I have a Windows 2003 Server configured as a Domain Controller and the other basic functions (File Server, DNS Server, DHCP Server, etc.) that the installation wizard suggests as a baseline when you install the operating system. I installed every service pack, every update, and most of the new recommended tools (e.g. Group Policy Management snap in) that I found mentioned in the dialog boxes that came up during installation and on Microsoft’s web sites and so forth. 

I created an OU called “Engineering” and then created a user called “william.” I made the user william a member of Domain Users and Remote Desktop Users.

When I connect using Remote Desktop from an XP box, if I log in as Administrator I have no problem. But when I log in as william, I get the following message:

“To log on to this computer, you must be granted the Allow Log on Through Terminal Services right.

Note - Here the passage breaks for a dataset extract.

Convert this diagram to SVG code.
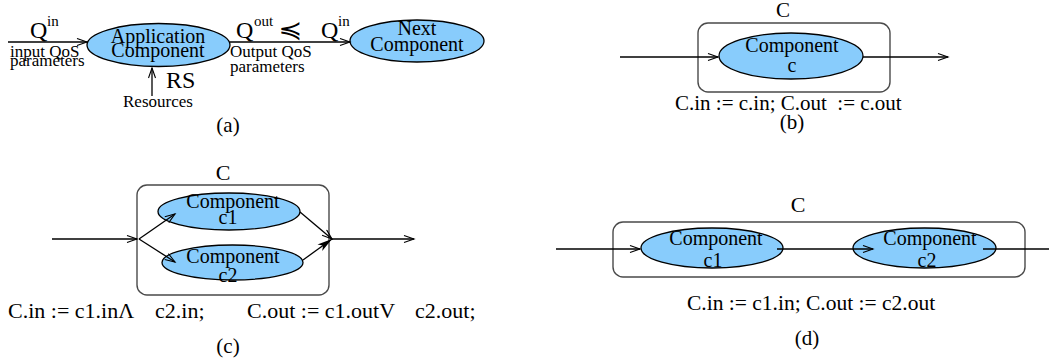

By default, members of the Remote Desktop Users Group have this right. If you are not a member of the Remote Desktop Users Group or another group that has this right, or if the Remote Desktop Users Group does not have this right, you must be granted this right manually.”

I cannot understand why I get this message since I make user william a member of the Remote Desktop Users Group. Can you help me sort this out?


----------



## ecrocombe (Apr 15, 2007)

you have to change the security policy to allow the group "remote desktop users" to log onto terminal services.

Goto >administrator tools>domain security policy>user rights assignment>allow logon through terminal services>"add the group here"


----------



## williamlove (Sep 17, 2007)

thank you!


----------